While electric toasters are very simple often very inexpensive, what I’ve found is that they’re often unreliable, fail early, and are difficult to adjust for the results you want.

Additionally, I’ve seen many cases where they would begin to perform worse over time.

By contrast, a good quality toaster can deliver consistent, nearly perfect toasting due to including features like a toast timer (which shuts the oven off after use) or toast darkness presets.

There is a trade-off, of course: a pop-up toaster can take a bit less time. The problem is that you often get uneven toasting and sometimes the toast is too dark.

The end results were excellent and it was honestly some of the best toast I’ve ever tasted in my life!

Considering the added cost of getting a better-performing electric toaster, why not just get a quality toaster oven? Many are affordable and as low as around $50, making them a better value overall.

Hamilton Beach Toastation

Some toaster ovens offer the same convenience as a pop-up toaster built in. This popular, low-cost Hamilton Beach Toastation 2-slice provides the best of both worlds.

Features to look for when shopping

Most ovens sold today typically include the following features and what you should shop for mainly depends on the types of food you’ll enjoy.
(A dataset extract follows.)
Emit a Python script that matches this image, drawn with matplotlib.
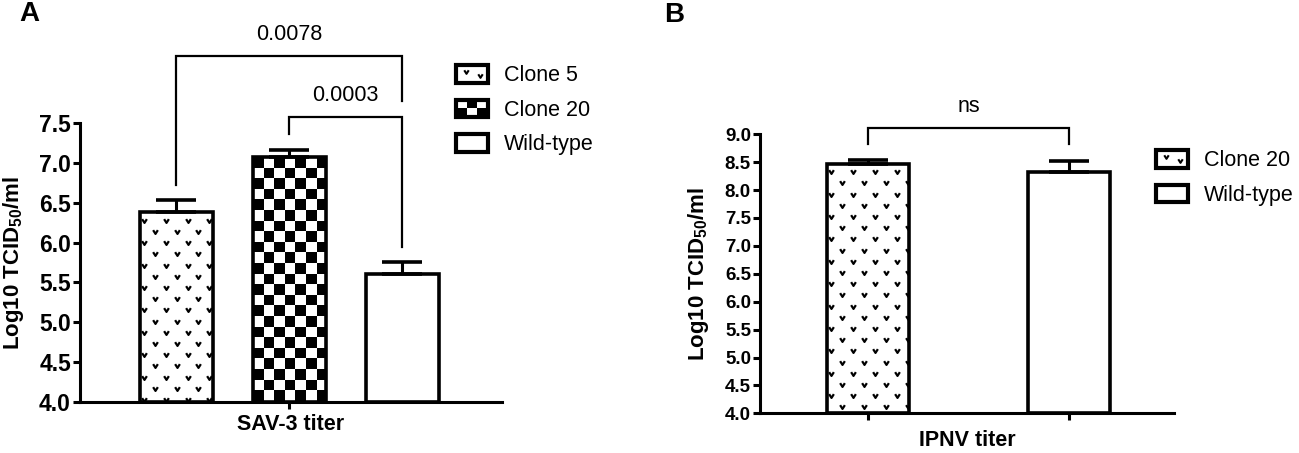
import numpy as np
import matplotlib
matplotlib.use('Agg')
import matplotlib.pyplot as plt
from matplotlib.patches import Patch, Rectangle
from matplotlib.lines import Line2D
from matplotlib.path import Path
from matplotlib.legend_handler import HandlerBase

plt.rcParams['font.family'] = ['Liberation Sans', 'DejaVu Sans']
plt.rcParams['mathtext.fontset'] = 'custom'
plt.rcParams['mathtext.rm'] = 'Liberation Sans'
plt.rcParams['mathtext.bf'] = 'Liberation Sans:bold'

# SAV-3 panel
sav_groups = ['Clone 5', 'Clone 20', 'Wild-type']
sav_means = [6.38, 7.08, 5.60]
sav_err = [0.16, 0.09, 0.16]
sav_fill = ['dots', 'checker', 'plain']
sav_pairs = [(0, 2), (1, 2)]
sav_legs = [(6.73, 7.78), (7.37, 5.95)]
sav_tops = [8.35, 7.585]
sav_pvals = ['0.0078', '0.0003']

# IPNV panel
ipnv_groups = ['Clone 20', 'Wild-type']
ipnv_means = [8.47, 8.33]
ipnv_err = [0.07, 0.20]
ipnv_fill = ['dots', 'plain']
ipnv_pairs = [(0, 1)]
ipnv_legs = [(8.83, 8.83)]
ipnv_tops = [9.12]
ipnv_pvals = ['ns']

W, H = 1299, 453
vmark = Path([(-1, 1), (0, -0.6), (1, 1)], [Path.MOVETO, Path.LINETO, Path.LINETO])


def px_per_unit(ax):
    p0 = ax.transData.transform((0, 0))
    p1 = ax.transData.transform((1, 1))
    return p1[0] - p0[0], p1[1] - p0[1]


def fill_dots(ax, bar):
    sx, sy = px_per_unit(ax)
    dx, dy = 21.8 / sx, 11.2 / sy
    x0, x1 = bar.get_x(), bar.get_x() + bar.get_width()
    ymin = bar.get_y()
    top = ymin + bar.get_height()
    xs, ys = [], []
    row = 0
    y = top - dy * 0.75
    while y > ymin:
        off = 0.0 if row % 2 == 0 else dx / 2
        x = x0 + dx * 0.2 + off
        while x < x1:
            xs.append(x)
            ys.append(y)
            x += dx
        y -= dy
        row += 1
    ln, = ax.plot(xs, ys, ls='none', marker=vmark, ms=3.4, mfc='none', mec='black',
                  mew=1.6, zorder=2.5)
    ln.set_clip_path(bar)


def fill_checker(ax, bar):
    sx, sy = px_per_unit(ax)
    cw, ch = 10.6 / sx, 10.6 / sy
    x0 = bar.get_x()
    ymin = bar.get_y()
    top = ymin + bar.get_height()
    nc = int(np.ceil(bar.get_width() / cw))
    nr = int(np.ceil((top - ymin) / ch))
    board = (np.add.outer(np.arange(nr), np.arange(nc)) % 2 == 0).astype(float)
    im = ax.imshow(board, cmap='gray_r', vmin=0, vmax=1, interpolation='nearest',
                   extent=(x0, x0 + nc * cw, top - nr * ch, top), origin='upper',
                   aspect='auto', zorder=2.5)
    im.set_clip_path(bar)


class Swatch(HandlerBase):
    def __init__(self, kind):
        super().__init__()
        self.kind = kind

    def create_artists(self, legend, orig_handle, xdescent, ydescent, width, height,
                       fontsize, trans):
        x0, y0 = -xdescent, -ydescent
        arts = [Rectangle((x0, y0), width, height, facecolor='white', edgecolor='none',
                          transform=trans)]
        if self.kind == 'checker':
            cw, ch = width / 3, height / 2
            for i in range(3):
                for j in range(2):
                    if (i + j) % 2 == 0:
                        arts.append(Rectangle((x0 + i * cw, y0 + j * ch), cw, ch,
                                              facecolor='black', edgecolor='none',
                                              transform=trans))
        elif self.kind == 'dots':
            arts.append(Line2D([x0 + width * 0.3, x0 + width * 0.75],
                               [y0 + height * 0.62, y0 + height * 0.35], ls='none',
                               marker=vmark, ms=3.2, mfc='none', mec='black', mew=1.5,
                               transform=trans))
        arts.append(Rectangle((x0, y0), width, height, fill=False, edgecolor='black',
                              lw=3.0, transform=trans))
        return arts


def panel(rect, groups, means, err, fills, width, xlim, ylim, xticks, tick_fs,
          pairs, legs, tops, pvals, xlabel, xlabel_y, ylabel_x, leg_anchor):
    ax = fig.add_axes(rect)
    x = np.arange(len(groups))
    ax.set_xlim(*xlim)
    ax.set_ylim(*ylim)
    heights = np.array(means) - ylim[0]
    bars = ax.bar(x, heights, bottom=ylim[0], width=width, color='white',
                  edgecolor='none', zorder=2)
    for b, kind in zip(bars, fills):
        if kind == 'dots':
            fill_dots(ax, b)
        elif kind == 'checker':
            fill_checker(ax, b)
    ax.bar(x, heights, bottom=ylim[0], width=width, fill=False, edgecolor='black',
           linewidth=2.6, zorder=3)
    ax.errorbar(x, means, yerr=[np.zeros(len(err)), err], fmt='none', ecolor='black',
                elinewidth=2.2, capsize=14.5, capthick=2.6, zorder=2.8)
    ax.set_xlim(*xlim)
    ax.set_ylim(*ylim)

    for (i, j), (yl, yr), top, p in zip(pairs, legs, tops, pvals):
        ax.plot([i, i, j, j], [yl, top, top, yr], color='black', lw=1.6,
                clip_on=False, zorder=4, solid_joinstyle='miter')
        ax.annotate(p, ((i + j) / 2, top), xytext=(0, 15.5), textcoords='offset points',
                    ha='center', va='center', fontsize=15.5, annotation_clip=False)

    for s in ['top', 'right']:
        ax.spines[s].set_visible(False)
    for s in ['left', 'bottom']:
        ax.spines[s].set_linewidth(2.2)
    ticks = np.arange(ylim[0], ylim[1] + 0.01, 0.5)
    ax.set_yticks(ticks)
    ax.set_yticklabels([f'{v:.1f}' for v in ticks], fontsize=tick_fs, fontweight='bold')
    ax.set_xticks(xticks)
    ax.set_xticklabels([''] * len(xticks))
    ax.tick_params(axis='both', width=2.2, length=5, pad=1.5)
    ax.set_xlabel(xlabel, fontsize=15.5, fontweight='bold')
    ax.xaxis.set_label_coords(0.5, xlabel_y)
    ax.set_ylabel(r'Log10 TCID$_\mathbf{50}$/ml', fontsize=16, fontweight='bold')
    ax.yaxis.set_label_coords(ylabel_x, 0.5)

    handles = [Patch(facecolor='white', edgecolor='black', label=g) for g in groups]
    hmap = {h: Swatch(k) for h, k in zip(handles, fills)}
    ax.legend(handles=handles, handler_map=hmap, loc='upper left',
              bbox_to_anchor=leg_anchor, bbox_transform=fig.transFigure,
              frameon=False, fontsize=15.5, borderpad=0, borderaxespad=0,
              handlelength=1.48, handleheight=0.88, handletextpad=0.75,
              labelspacing=0.62)
    return ax


fig = plt.figure(figsize=(W / 100, H / 100), dpi=100)

panel([80 / W, 1 - 401.7 / H, 422 / W, 278.4 / H], sav_groups, sav_means, sav_err,
      sav_fill, 0.646, (-0.85, 2.885), (4.0, 7.5), [1], 16.5,
      sav_pairs, sav_legs, sav_tops, sav_pvals, 'SAV-3 titer', -0.045, -0.128,
      (456 / W, 1 - 65 / H))

panel([760 / W, 1 - 413.3 / H, 414 / W, 279 / H], ipnv_groups, ipnv_means, ipnv_err,
      ipnv_fill, 0.41, (-0.538, 1.524), (4.0, 9.0), [0, 1], 13.5,
      ipnv_pairs, ipnv_legs, ipnv_tops, ipnv_pvals, 'IPNV titer', -0.06, -0.118,
      (1156 / W, 1 - 150 / H))

fig.text(29.5 / W, 1 - 14 / H, 'A', fontsize=20, fontweight='bold', ha='center', va='center')
fig.text(674.5 / W, 1 - 14.5 / H, 'B', fontsize=20, fontweight='bold', ha='center', va='center')

fig.savefig('out.png', dpi=100)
Additionally, convenience is a huge factor in my opinion, too, as some models offer better options to make cooking less bothersome.

Typical features:

  • Cooking modes: toast, bake, and broil
  • Food warming mode
  • 30 minute auto-off cooking timer
  • Oven rack and crumb tray

Having tested a variety of ovens and cooking modes, I can tell you that the air fryer and convection oven features are simply some of the best you’ll find.

They’re well worth spending a little more money for. Here are a few features I recommend considering when shopping. Several are available in products below $100, making them affordable for many people.

Recommended features:

  • Built-in pop-up style dedicated toaster
  • Digital timer and/or electronic controls
  • Convection bake and broil functions
  • Longer cooking timer (60 minutes, for example)
  • Toast timer with auto-off & darkness settings
  • Non-stick interior coating
  • Oven light

Toaster oven air fried french fries example image

Love fried foods like delicious crisp, browned french fries? Buying a toaster oven with the air fryer feature allows fried food taste but is much healthier and easier, too.

Convection ovens work by using a fan or fans to move the hot cooking air constantly. This results in an evenly crisped or toasted outside of the food as well as better heat distribution for more even internal cooking.

As convection ovens are more effective, it’s often recommended that you reduce the temperature setting by 25 degrees.

Additional recommendations

If you’re wondering about which toaster ovens are great choices for your money – but you’ve got a budget – check out my great post with the best values in toaster ovens under $50.

One of the absolutely best products I’ve had the pleasure to own is the Cuisinart TOA-60 toaster oven and air fryer. It’s what I used to cook the wonderful and delicious foods you see in the pictures here.

It’s such a great model that after testing and reviewing it, I’ve awarded it my Editor’s Choice.

Cuisinart TOA-60 review Editor's Choice recommended product image

Looking for a great toaster oven that gives fantastic results? Based on my hands-on testing, the excellent Cuisinart TOA-60 is one of the best models sold today at Amazon.

Your comments are welcome!

    • Hi, well depending on the circumstances it can be for several reasons.

      It depends on the particular toaster oven, but many have different cooking settings; some only use the top, bottom, or top *and* bottom heating elements. You might check to make sure all of them are working as they should. I’m not familiar with that model as I don’t believe we have it in the USA.

  1. This was so helpful! My new toaster oven and air fryer came with a very bare bones manual. I was looking for information on preheating it and using it correctly, and I’m so glad I found this site. Thank you for this very informative!

  2. That’s helpful information, thanks for taking the time.
    I just got the similar digital version of your Cuisinart, the that only Costco sells: CTOA-130PC1.
    My digital temp probe shows good correlation between intended and actual temps, except up at 400 it can drift high and is less stable.
    The two top middle heating elements never seem to get red like the other four. Cuisinart customer service can’t tell me if that’s normal (they just offered to replace the oven instead). A watt meter tells me the oven draws 1,650 watts at most (not 1,800); but if 2 of 6 elements were dead I’d expect much less. I conclude the oven is programmed to use the top two middle elements sometimes but at less than full power, which makes sense.
    The oven does get hot in the back (225 F on the outside), the plastic stand-offs let it sit 1″ from the wall (which reaches 135 F, too hot to touch). So I set the oven further out from the wall, and have a metal plate in that space to deflect some heat. The instruction warning clearly must be followed: do not put this unit under a cabinet.
    The CTOA-130PC1 instructions are wrong on one basic important step: the button pushing sequence needed to get the LCD screen back to the starting point. Otherwise the manual is clear enough. But the oven’s logic is not intuitive, you actually need to read/learn the manual to easily use it. I’ll be able to show my spouse some of its functions, but she’ll never absorb all.
    So far, I really like the oven, for many of the same reasons you mentioned. It’s our 28th cooking/heating device (if you include the 3 solar ovens, the wood stove, sous vide, pop corn poppers, panini, waffle, wood pellet grill, microwave, propane pizza oven, coffee bean roasters, etc.). It might become our third most used (after instant hot water and range top).

    • Hello, Carole. Generally pretty easy. On most you can just pull out the crumb tray and wipe it off. But to make things easy I would cover the drip tray (if included) and/or crumb tray with foil or another suitable material for easy cleanup after fats or other things drip onto it during cooking.